The description of this tour (for which one had to pay) is quite interesting for the topic at hand. Why would a tourist pay to visit someone’s home, drink coffee, and discuss current affairs and culture? Is it because it is often difficult for a tourist to meet local people or because they are expected to meet them? The description of the tour seems to confirm the originality and exclusivity of what it offers. It is described as a ‘special opportunity’, ‘having a chance to’. The fact that it speaks of the local (referred to as the thorny word ‘native’ in the description) as ‘oneness’ (‘the local lifestyle’, ‘Finnish culture’) confirms many of the points that we made earlier about interculturality in its essentialistic and limited form. Finally, it is important to note that the part of the city where this is taking place is (1) in the city centre—and not in the suburbs, and (2) one of the wealthiest parts of Helsinki, the capital city of Finland. This is why the Finn who will be ‘performing’ Finnishness for the tourists could represent neither ‘the Finns’ nor ‘the local lifestyle’. The imaginary of ‘oneness’ that is being sold to tourists is potentially dangerous, as it will provide them with a single narrative about the diverse population of Finland—men/women/others, young/old, poor/rich/others, and so on

In a similar vein, some years ago, the Finnish Red Cross organized a course for those who wanted to learn how to become friends with ‘migrants’. The idea was to train people who could meet and help ‘refugees’ in Finland. I place migrants and refugees between inverted commas because they were used interchangeably by the organizers. I applied for the course but was rejected because I was not originally Finnish. They claimed that I would not be able to help them to navigate through Finnish culture and to help them to ‘integrate’. Having lived in the country for more than 20 years, I protested, saying that I felt as competent as any Finn to be a ‘friend’ with a ‘refugee’ and to show them the ropes. In one of the e-mails I received, my correspondent was telling me that they did not want the refugees to be disappointed by having a friend who was not a ‘real’ Finn. On the scale of desire, the local stands high. I felt offended and frustrated by this comment. Eventually, I was reluctantly accepted into the course.

Let me share one last example about the ‘local’. A friend of mine sent her children to Germany for three weeks in order for them to study the German language and ‘culture’. The children were to stay with a family. When the mother spoke to her children on the first night, she realized that the host family was not as she had imagined, as the parents were originally from Turkey. My friend immediately contacted the agent who had organized the stay (for which she had paid a fortune) and asked him to find a ‘real’ local German family and not (I quote) ‘an immigrant family’. The agent obliged and found a ‘typical’ white German family for her.

After all these examples, it is important for us to reflect on this issue: Who has the right to say who can serve as a ‘local’ or not? Can one discriminate on the basis of language, religion, and origins to decide? Why can’t we let people decide by themselves? If one was born abroad, can one not become a local one day? Is it sustainable to legitimate the hierarchy between ‘locals’ and ‘non-locals’?

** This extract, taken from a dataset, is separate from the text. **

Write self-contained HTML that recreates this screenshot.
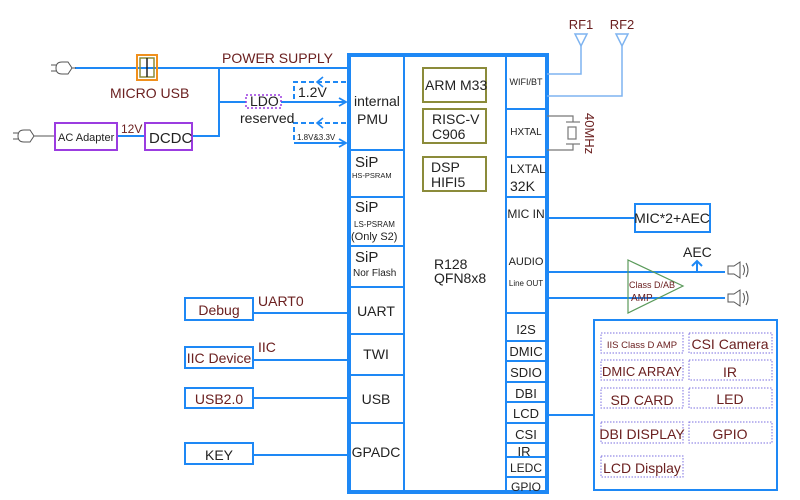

In Finland, the ‘best new Finn’ is elected every year. The label refers to immigrants who have obtained Finnish nationality. I always wonder how long the label ‘new’ will stick to them and if they will be ever able to be elected the ‘best Finn’ of the year.

Questions

  1. 1.

    Can you give examples of globalization from the past?

  2. 2.

    What kind of imaginaries do people usually have about your country? What imaginaries do you have about other countries?

  3. 3.

    Think of someone you know from another country: Name five things that you have in common with her/him.

  4. 4.

    Do you know the different theories about where your country’s people come from originally, far back in history?

  5. 5.

    In this chapter, I claimed that everyone is diverse. How do you understand this? In what ways are you, yourself, diverse?